The guys at Saint Arnold are right, though: beer is one of the foundations of the modern world, whether people want to acknowledge that fact or not.  Anyone can make wine.  Hell, if you leave grapes on the ground to rot, they’ll ferment and create wine — disgusting wine, yes, but wine nevertheless — on their own.  But brewing beer is a craft — art and science married together — and has had a tremendous effect on the development of trade, agriculture and science throughout the Western world.

Part of me feels like people would be more apt to appreciate beer — instead of either (a) drinking swill like Natural Light or (b) abusing it — if they took courses like this.  Beer gets a bad rap; too many people associate it with frat parties, keggers and beer bongs.  People look at me like I’ve grown a third eye when I tell them that I’m a beer snob: Beer?  What’s there to be snobbish about when it comes to beer?  And you don’t look like a beer-drinker anyway…

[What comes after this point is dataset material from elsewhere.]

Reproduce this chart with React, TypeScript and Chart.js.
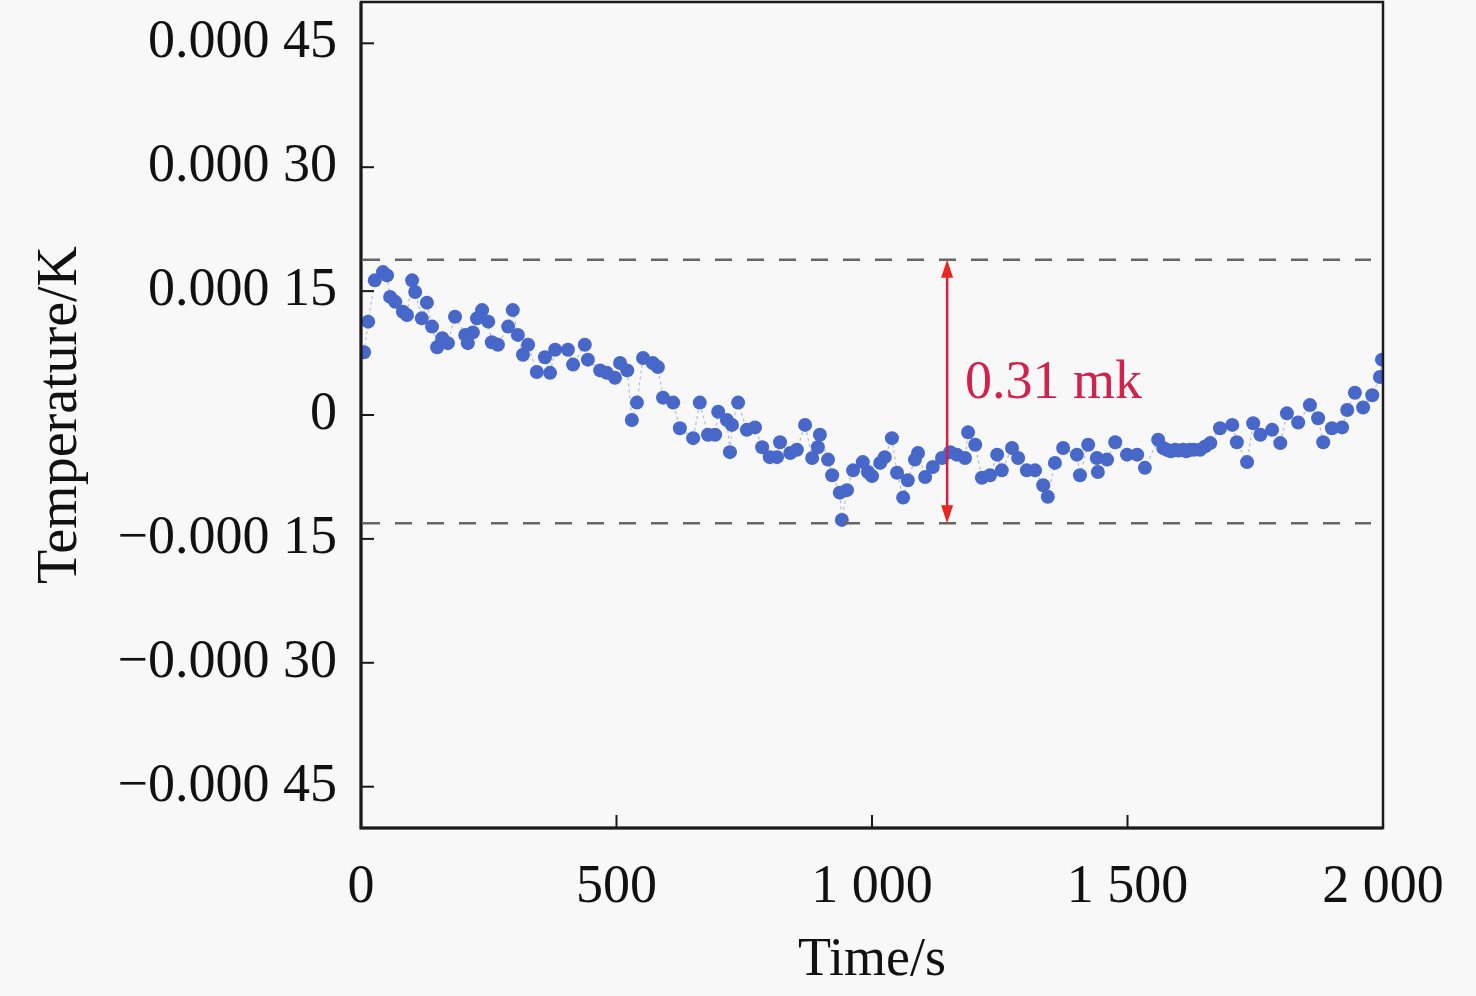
import React, { useEffect, useRef } from 'react';
import { Chart, registerables } from 'chart.js';

Chart.register(...registerables);

// time (s) and temperature deviation (µK)
const timeS = [
  6, 14, 27, 43, 51, 57, 67, 82, 90, 100,
  106, 119, 129, 139, 149, 159, 170, 184, 204, 209,
  219, 227, 237, 249, 256, 268, 288, 297, 307, 317,
  327, 344, 360, 370, 380, 405, 415, 438, 444, 468,
  481, 497, 507, 521, 530, 540, 552, 571, 581, 591,
  611, 624, 650, 663, 679, 693, 699, 716, 722, 726,
  738, 755, 771, 785, 800, 814, 820, 840, 853, 869,
  883, 894, 898, 914, 922, 937, 941, 951, 963, 982,
  992, 1000, 1016, 1025, 1039, 1049, 1061, 1070, 1084, 1090,
  1104, 1119, 1137, 1153, 1166, 1182, 1188, 1202, 1215, 1231,
  1245, 1254, 1274, 1286, 1303, 1319, 1335, 1344, 1358, 1374,
  1401, 1407, 1423, 1440, 1442, 1460, 1476, 1499, 1519, 1534,
  1560, 1570, 1577, 1585, 1593, 1600, 1609, 1615, 1622, 1630,
  1642, 1652, 1662, 1681, 1705, 1714, 1734, 1746, 1760, 1783,
  1799, 1812, 1834, 1857, 1873, 1883, 1900, 1920, 1930, 1945,
  1961, 1979, 1994, 1998,
];

const tempUK = [
  76, 113, 163, 173, 169, 143, 137, 125, 121, 163,
  149, 117, 136, 107, 82, 93, 87, 119, 97, 87,
  100, 117, 127, 113, 88, 85, 107, 127, 97, 73,
  85, 52, 70, 51, 79, 79, 61, 85, 67, 54,
  51, 45, 63, 54, -6, 15, 69, 63, 58, 21,
  15, -16, -28, 15, -24, -24, 4, -6, -45, -12,
  15, -18, -15, -39, -51, -51, -33, -46, -42, -12,
  -52, -39, -24, -54, -73, -94, -127, -91, -67, -57,
  -69, -74, -58, -51, -28, -70, -100, -79, -54, -46,
  -75, -63, -52, -45, -48, -52, -21, -36, -76, -73,
  -48, -67, -40, -52, -67, -67, -85, -99, -58, -40,
  -48, -73, -36, -52, -69, -54, -33, -48, -48, -64,
  -30, -40, -42, -44, -42, -43, -42, -44, -42, -42,
  -42, -38, -34, -16, -12, -33, -57, -10, -24, -18,
  -34, 2, -9, 12, -4, -33, -16, -15, 6, 27,
  9, 24, 46, 67,
];

const xTickValues = [0, 500, 1000, 1500, 2000];
const xTickLabels = ['0', '500', '1 000', '1 500', '2 000'];
const yTickValues = [0.00045, 0.0003, 0.00015, 0, -0.00015, -0.0003, -0.00045];
const yTickLabels = ['0.000 45', '0.000 30', '0.000 15', '0', '\u22120.000 15', '\u22120.000 30', '\u22120.000 45'];

const bandUpper = 0.000188;
const bandLower = -0.000131;
const arrowTime = 1147;
const bandLabel = '0.31 mk';

const FONT = '"Liberation Serif", "DejaVu Serif", serif';

const labelFor = (values: number[], labels: string[], v: number) => {
  const i = values.findIndex((t) => Math.abs(t - v) < 1e-9 * Math.max(1, Math.abs(t)) + 1e-12);
  return i >= 0 ? labels[i] : '';
};

const framePlugin = {
  id: 'frameAndMarks',
  afterDatasetsDraw(chart: any) {
    const { ctx, chartArea, scales } = chart;
    const { left, right, top, bottom } = chartArea;
    const x = scales.x;
    const y = scales.y;
    ctx.save();

    // dashed band lines
    ctx.strokeStyle = '#666666';
    ctx.lineWidth = 2.5;
    ctx.setLineDash([17, 15]);
    [bandUpper, bandLower].forEach((v) => {
      const py = y.getPixelForValue(v);
      ctx.beginPath();
      ctx.moveTo(left + 2, py);
      ctx.lineTo(right - 12, py);
      ctx.stroke();
    });
    ctx.setLineDash([]);

    // double arrow
    const ax = x.getPixelForValue(arrowTime);
    const y1 = y.getPixelForValue(bandUpper);
    const y2 = y.getPixelForValue(bandLower);
    const head = 18;
    const hw = 6;
    ctx.strokeStyle = '#d42040';
    ctx.lineWidth = 2.5;
    ctx.beginPath();
    ctx.moveTo(ax, y1 + head - 2);
    ctx.lineTo(ax, y2 - head + 2);
    ctx.stroke();
    ctx.fillStyle = '#e8251e';
    ctx.beginPath();
    ctx.moveTo(ax, y1);
    ctx.lineTo(ax - hw, y1 + head);
    ctx.lineTo(ax + hw, y1 + head);
    ctx.closePath();
    ctx.fill();
    ctx.beginPath();
    ctx.moveTo(ax, y2);
    ctx.lineTo(ax - hw, y2 - head);
    ctx.lineTo(ax + hw, y2 - head);
    ctx.closePath();
    ctx.fill();

    // label
    ctx.fillStyle = '#d0224c';
    ctx.font = `54px ${FONT}`;
    ctx.textAlign = 'left';
    ctx.textBaseline = 'alphabetic';
    ctx.fillText(bandLabel, ax + 18, y.getPixelForValue(0) - 17);

    // inward tick marks
    ctx.strokeStyle = '#1a1a1a';
    ctx.lineWidth = 2;
    yTickValues.forEach((v) => {
      const py = y.getPixelForValue(v);
      ctx.beginPath();
      ctx.moveTo(left, py);
      ctx.lineTo(left + 13, py);
      ctx.stroke();
    });
    xTickValues.forEach((v) => {
      const px = x.getPixelForValue(v);
      ctx.beginPath();
      ctx.moveTo(px, bottom);
      ctx.lineTo(px, bottom - 13);
      ctx.stroke();
    });

    // frame
    ctx.lineWidth = 2.5;
    ctx.strokeRect(left, top, right - left, bottom - top);
    ctx.lineWidth = 3;
    ctx.beginPath();
    ctx.moveTo(left, top);
    ctx.lineTo(left, bottom);
    ctx.lineTo(right, bottom);
    ctx.stroke();
    ctx.restore();
  },
};

export default function App() {
  const canvasRef = useRef<HTMLCanvasElement>(null);
  const chartRef = useRef<Chart | null>(null);

  useEffect(() => {
    document.body.style.margin = '0';
    document.body.style.background = '#f8f8f8';
    if (!canvasRef.current) return;
    if (chartRef.current) chartRef.current.destroy();

    const points = timeS.map((t, i) => ({ x: t, y: tempUK[i] * 1e-6 }));

    chartRef.current = new Chart(canvasRef.current, {
      type: 'scatter',
      data: {
        datasets: [
          {
            data: points,
            showLine: true,
            borderColor: 'rgba(120,140,200,0.55)',
            borderWidth: 1.2,
            borderDash: [3, 3],
            pointRadius: 7,
            pointBackgroundColor: '#4767c9',
            pointBorderColor: '#4767c9',
            pointBorderWidth: 0,
          },
        ],
      },
      options: {
        animation: false,
        responsive: true,
        maintainAspectRatio: false,
        layout: { autoPadding: false, padding: { top: 2, right: 93, left: 0, bottom: 0 } },
        plugins: { legend: { display: false }, tooltip: { enabled: false } },
        scales: {
          x: {
            type: 'linear',
            min: 0,
            max: 2000,
            afterBuildTicks: (s: any) => {
              s.ticks = xTickValues.map((v) => ({ value: v }));
            },
            afterFit: (s: any) => {
              s.height = 168;
              s.paddingLeft = 0;
              s.paddingRight = 0;
            },
            grid: { display: false },
            border: { display: false },
            ticks: {
              autoSkip: false,
              maxRotation: 0,
              padding: 19,
              color: '#111',
              font: { family: FONT, size: 54 },
              callback: (v: any) => labelFor(xTickValues, xTickLabels, Number(v)),
            },
            title: {
              display: true,
              text: 'Time/s',
              color: '#111',
              font: { family: FONT, size: 54, lineHeight: 1 },
              padding: { top: 0, bottom: 8 },
            },
          },
          y: {
            type: 'linear',
            min: -0.0005,
            max: 0.0005,
            afterBuildTicks: (s: any) => {
              s.ticks = yTickValues.map((v) => ({ value: v }));
            },
            afterFit: (s: any) => {
              s.width = 361;
              s.paddingTop = 0;
              s.paddingBottom = 0;
            },
            grid: { display: false },
            border: { display: false },
            ticks: {
              autoSkip: false,
              padding: 16,
              color: '#111',
              font: { family: FONT, size: 54 },
              callback: (v: any) => labelFor(yTickValues, yTickLabels, Number(v)),
            },
            title: {
              display: true,
              text: 'Temperature/K',
              color: '#111',
              font: { family: FONT, size: 56, lineHeight: 1 },
              padding: { top: 33, bottom: 0 },
            },
          },
        },
      },
      plugins: [framePlugin],
    });

    return () => {
      if (chartRef.current) {
        chartRef.current.destroy();
        chartRef.current = null;
      }
    };
  }, []);

  return (
    <div style={{ width: 1476, height: 996, position: 'relative' }}>
      <canvas ref={canvasRef}></canvas>
    </div>
  );
}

To which I reply:  Perhaps, but I also don’t look like the kind of girl who would take a firearms course, either…

There’s so much more to beer than meets the eye.  Cooking with beer, cleverly pairing beer with food, brewing your own beer at home, enjoying one of the Flying Saucer’s famous beer flights and discovering a new favorite stout or pale ale, picking out subtle differences between lagers or just enjoying a round with your friends after a long day at work.  Beer deserves more credit than it currently gets.

But I have a feeling that we’re on the threshhold of a new era, one in which beer will finally find the same kind of credibility as wine has gotten for so many years, one in which “beer connoisseur” is no longer a joke or an oxymoron.  Just give it a bit more time…and a few more colleges giving courses like Beer 101.